Last week’s most prominent development was undoubtedly the fallout from the announcement of the new UK government’s mini budget growth plan the previous Friday, writes Ian Slattery.
Newly appointed Chancellor Kwarteng’s deficit-ballooning budget worried investors about the UK’s future fiscal sustainability. Sterling tumbled to a 37-year low of $1.0327 against the dollar on Monday as some of the largest tax cuts in 50 years were set to be enacted.
Thirty-year gilt yields, rose to a 20-year high of above 5% on Wednesday, before dropping by more than 100 basis points (1%) after the BoE were forced to intervene by carrying out temporary purchases of long-dated gilts.
The pound however held gains on Friday after a three-day advance, as investors speculated whether Liz Truss’ government would backtrack from their planned fiscal policies.
This morning, after widespread opposition, Kwarteng U-turned on plans to scrap the UK’s 45% top rate of income tax. Within the US, the S&P 500 Index headed for a third straight quarter of losses, it’s first since 2009, down nearly 25% YTD.
Speaking on Wednesday, Federal Reserve Chairman Jay Powell reiterated the Fed’s inflation fighting message, ensuring that investors do not foresee a dovish pivot from the Fed anytime soon. This hawkishness continues to weigh on equities.
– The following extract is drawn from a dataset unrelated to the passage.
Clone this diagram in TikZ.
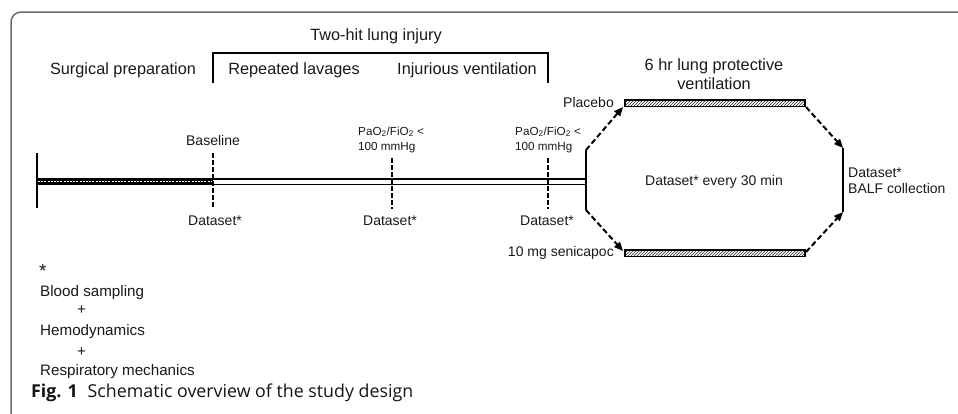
\documentclass[tikz,border=0pt]{standalone}
\usepackage{fontspec}
\setmainfont{Liberation Sans}
\newfontfamily\capfont{Open Sans}
\usetikzlibrary{arrows.meta,patterns}

\tikzset{
  lbl/.style={font=\fontsize{16.3}{19}\selectfont, inner sep=0pt, text=black!90},
  sml/.style={font=\fontsize{14}{16}\selectfont, inner sep=0pt, text=black!90},
  tny/.style={font=\fontsize{11.7}{15}\selectfont, inner sep=0pt, align=left, text=black!90},
  legend/.style={font=\fontsize{15.2}{17}\selectfont, inner sep=0pt, anchor=west, text=black!90},
  solidbar/.style={line width=2.2pt, line cap=butt},
  marker/.style={line width=2pt, dash pattern=on 4.5pt off 2.5pt},
  flow/.style={line width=2pt, dash pattern=on 5.5pt off 3pt,
    -{Triangle[length=9pt,width=7.5pt]}},
  drugbar/.style={line width=1.3pt, pattern=north east lines, pattern color=black!85}
}

\begin{document}
\begin{tikzpicture}[x=1pt,y=-1pt]
\useasboundingbox (0,0) rectangle (958,413);

% panel frame
\draw[color=black!58, line width=1.5pt, rounded corners=10pt]
  (11,420) -- (11,12) -- (965,12);

% phase headings
\node[lbl] (twohit) at (376,36) {Two-hit lung injury};
\node[lbl] (surg) at (123,70) {Surgical preparation};
\node[lbl] (lav) at (294,70) {Repeated lavages};
\node[lbl] (inj) at (467,70) {Injurious ventilation};
\draw[line width=2.2pt] (213,83) -- (213,53) -- (548,53) -- (548,83);
\node[lbl, align=center] (lpv) at (714,74) {6 hr lung protective\\ventilation};

% timeline
\fill[black] (37,178.3) rectangle (213,185.2);
\draw[white, line width=1.4pt, dash pattern=on 2pt off 1.2pt] (38,181.7) -- (212,181.7);
\draw[line width=1.1pt] (213,179) -- (586,179);
\draw[line width=1.7pt] (213,184.6) -- (586,184.6);
\coordinate (tl) at (37,153);
\coordinate (bl) at (37,208);
\draw[solidbar] (tl) -- (bl);
\coordinate (tr) at (586,150);
\coordinate (br) at (586,210);
\draw[solidbar] (tr) -- (br);

% time points
\draw[marker] (213,153) -- (213,209);
\draw[marker] (392,158) -- (392,209);
\draw[marker] (548,158) -- (548,209);
\node[sml] (base) at (213,140) {Baseline};
\node[tny, anchor=west] (pf1) at (358,139.5) {PaO\textsubscript{2}/FiO\textsubscript{2} <\\100 mmHg};
\node[tny, anchor=west] (pf2) at (515,139.5) {PaO\textsubscript{2}/FiO\textsubscript{2} <\\100 mmHg};
\node[sml] (ds1) at (215,221) {Dataset*};
\node[sml] (ds2) at (390,221) {Dataset*};
\node[sml] (ds3) at (547,221) {Dataset*};

% treatment arms
\draw[drugbar] (625,100) rectangle (805,106.5);
\draw[drugbar] (625,250) rectangle (805,256.5);
\coordinate (pin) at (623,107);
\coordinate (pout) at (806,107);
\coordinate (sin) at (623,251);
\coordinate (sout) at (806,252);
\node[sml, anchor=east] (plac) at (614,102) {Placebo};
\node[sml, anchor=east] (seni) at (614,253) {10 mg senicapoc};
\coordinate (etop) at (843,148);
\coordinate (ebot) at (843,212);
\draw[solidbar] (etop) -- (ebot);
\draw[flow] (tr) -- (pin);
\draw[flow] (br) -- (sin);
\draw[flow] (pout) -- (etop);
\draw[flow] (sout) -- (ebot);
\node[sml] (every) at (714,182) {Dataset* every 30 min};
\node[sml, anchor=west, align=left] (balf) at (848,181) {Dataset*\\BALF collection};

% legend for the dataset
\node[legend, font=\fontsize{19}{19}\selectfont] (star) at (39,271) {*};
\node[legend] (blood) at (40,293) {Blood sampling};
\node[legend] (plus1) at (77,310) {+};
\node[legend] (hemo) at (40,332) {Hemodynamics};
\node[legend] (plus2) at (77,352) {+};
\node[legend] (resp) at (40,372) {Respiratory mechanics};

% caption
\node[anchor=west, inner sep=0pt, font=\capfont\fontsize{17.8}{20}\selectfont, text=black!92]
  (cap) at (31,393) {\textbf{Fig. 1}\hspace{0.55em}Schematic overview of the study design};
\end{tikzpicture}
\end{document}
On Thursday the US commerce Department reported that Inflation-adjusted gross domestic income, a key gauge of economic activity in the US, rose by a 0.1% annualized rate in the second quarter. This represents a sharp downward revision from the previously reported 1.4% gain.
Within the Eurozone a record high inflation print of 10% YoY was reported last week, as a result of the bloc’s supply side limitations. This puts more pressure on the ECB to hike rates over the coming months. The euro continues to weaken against the dollar trading at $0.981 as of Monday.
Global stocks were down last week by -2.7% in euro terms and -1.2% In local terms. Year-to-date global markets are down -13.4% in euro terms and -25.4% In local terms. The US market, the largest in the world, was down -3.3% in euro terms and -1.8% in local terms.
Fixed Income & FX
The US 10-year yield finished at 3.80% last week. The German equivalent finished at 2.14%. The Irish 10-year bond yield finished at 2.72%. The Euro/US Dollar exchange rate finished at 0.98, whilst Euro/GBP finished at 0.88.
Oil finished the week at $83 per barrel and is up 27.8% year-to-date in euro terms. Gold finished the week at $1662 per troy ounce and is up 5.3% year-to date in euro terms. Copper finished the week at $7683 per tonne.
The week ahead
Wednesday 5th October
Manufacturing and Services PMIs for September are released.